Wow, run out as soon as you see this and buy tickets for the showing of the Dixie Chicks documentary “Shut Up and Sing” at the Denver Film Festival [last] Thursday night. It’s a tremendously insightful and surprisingly moving portrait of the music industry, the current state of American politics/polemics, and the friendship of three remarkable women. There’s no schedule yet for it to open for a long run in Denver, though it likely will happen later this fall — so the festival is a good chance to see it early. The movie tells the story of their rash comments about President Bush, and how radio station conglomerates and reactionary talk show hosts collaborated to temporarily shut down the Dixie Chicks’ careers. Even if you’re not interested in the politics, there are terrific renditions of some of their best songs, and intimate portraits of the three musicians’ family lives.And the Washington Post's Stephen Hunter, who liked the movie too, but is slightly less admiring of one of the Cheeks:
One of the excellent attributes of "Shut Up and Sing" is that it lets the cards fall where they may and really doesn't try to spin the Chicks themselves.
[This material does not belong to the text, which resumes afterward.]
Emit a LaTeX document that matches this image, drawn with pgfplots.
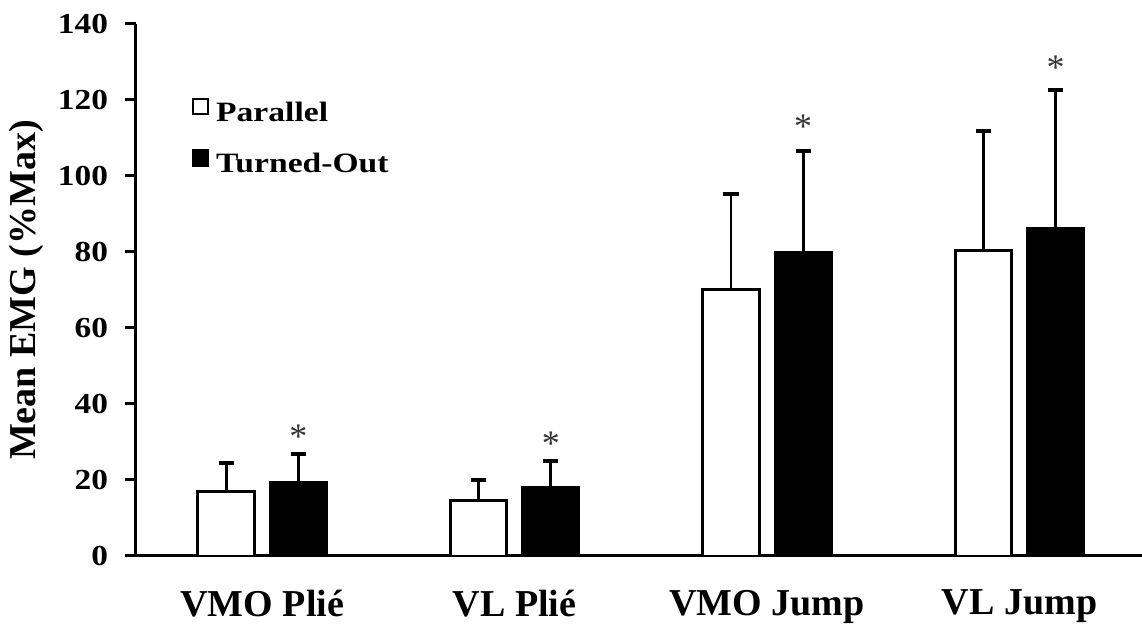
\documentclass[border=0pt]{standalone}
\usepackage{fontspec}
\setmainfont{Liberation Serif}
\newfontfamily\stretchfont{Liberation Serif}[FakeStretch=1.15]
\newfontfamily\legfont{Liberation Serif}[FakeStretch=1.2]
\usepackage{pgfplots}
\pgfplotsset{compat=1.18}
\usepackage{pgfplotstable}

% x = category position (0..3) shifted to the bar's place in its pair
\pgfplotstableread{
x y e
-0.143 16.9 7.7
0.857 14.7 5.3
1.857 70.2 25.1
2.857 80.3 31.6
}\parallel

\pgfplotstableread{
x y e
0.143 19.4 7.4
1.143 18.0 7.0
2.143 79.8 26.7
3.143 86.2 36.4
}\turned

\pgfplotstableread{
x y
0.143 31.5
1.143 29.5
2.143 113.0
3.143 128.5
}\stars

\begin{document}
\begin{tikzpicture}
\begin{axis}[
  name=ax,
  scale only axis,
  width=503pt, height=266pt,
  xmin=-0.5, xmax=3.485,
  ymin=0, ymax=140,
  ytick={0,20,...,140},
  xtick={0,1,2,3},
  xticklabels={VMO Plié, VL Plié, VMO Jump, VL Jump},
  axis x line=bottom, axis y line=left,
  axis line style={-, line width=1.5pt},
  xtick style={draw=none},
  ytick style={line width=1.5pt, black},
  tick align=outside,
  major tick length=5.5pt,
  /pgf/number format/assume math mode=true,
  yticklabel style={font=\fontsize{14.5}{15}\stretchfont\bfseries, anchor=east, xshift=-5pt},
  xticklabel style={font=\fontsize{19}{20}\selectfont\bfseries, yshift=-8pt},
  ylabel={Mean EMG (\%Max)},
  every axis y label/.style={at={(axis description cs:-0.1093,0.5)}, rotate=90, anchor=center, font=\fontsize{19}{20}\selectfont\bfseries},
  legend style={draw=none, fill=none, at={(axis description cs:0.055,0.862)}, anchor=north west,
    font=\fontsize{14}{15}\legfont\bfseries, row sep=10.5pt, inner sep=0pt},
  legend cell align=left,
  clip=false,
]
\addplot[ybar, bar width=0.224, bar shift=0pt, draw=black, fill=white, line width=1.4pt,
  error bars/.cd, y dir=plus, y explicit,
  error mark=-, error bar style={line width=1.4pt, black, solid},
  error mark options={line width=2pt, mark size=3.8pt, black, rotate=90},
  /pgfplots/legend image code/.code={\draw[draw=black, fill=white, line width=1.2pt] (0pt,-0.5pt) rectangle (7.5pt,7pt);}]
  table[x=x, y=y, y error=e] {\parallel};
\addplot[ybar, bar width=0.224, bar shift=0pt, draw=black, fill=black, line width=1.4pt,
  error bars/.cd, y dir=plus, y explicit,
  error mark=-, error bar style={line width=1.4pt, black, solid},
  error mark options={line width=2pt, mark size=3.8pt, black, rotate=90},
  /pgfplots/legend image code/.code={\draw[draw=black, fill=black, line width=1.2pt] (0pt,-0.5pt) rectangle (7.5pt,7pt);}]
  table[x=x, y=y, y error=e] {\turned};
\addplot[draw=none, mark=none, forget plot,
  nodes near coords={*},
  nodes near coords style={anchor=center, text=black!80, font=\fontsize{18}{18}\selectfont}]
  table[x=x, y=y] {\stars};
\legend{\hspace{1.5pt}Parallel, \hspace{1.5pt}Turned-Out}
\end{axis}
\pgfresetboundingbox
\path[use as bounding box] ([shift={(-68pt,-34pt)}]ax.south west) rectangle ([shift={(503pt,278pt)}]ax.south west);
\end{tikzpicture}
\end{document}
It's quite possible, then, to watch the film and come to the conclusion that Natalie Maines has a big mouth. Spectacularly talented, the young singer is also a spectacular blowhard, and documentarian Barbara Kopple almost subversively focuses on Maines blabbering away at meetings without a serious thought in her head, no impulse control anywhere in sight, and, for some reason, always supine, as if her great status grants her the right to encounter the world from bed.(via Tim Blair)
Update: Think I've mentioned this before, but besides being a Pulitzer-winning movie critic, Stephen Hunter is one of the best thriller writers around. Start with The Day Before Midnight.
Update II: Pretty anemic group blog the Post had going during the festival, isn't it? Why, if you didn't know better you'd think newspaper types still didn't get blogs, darned if you wouldn't.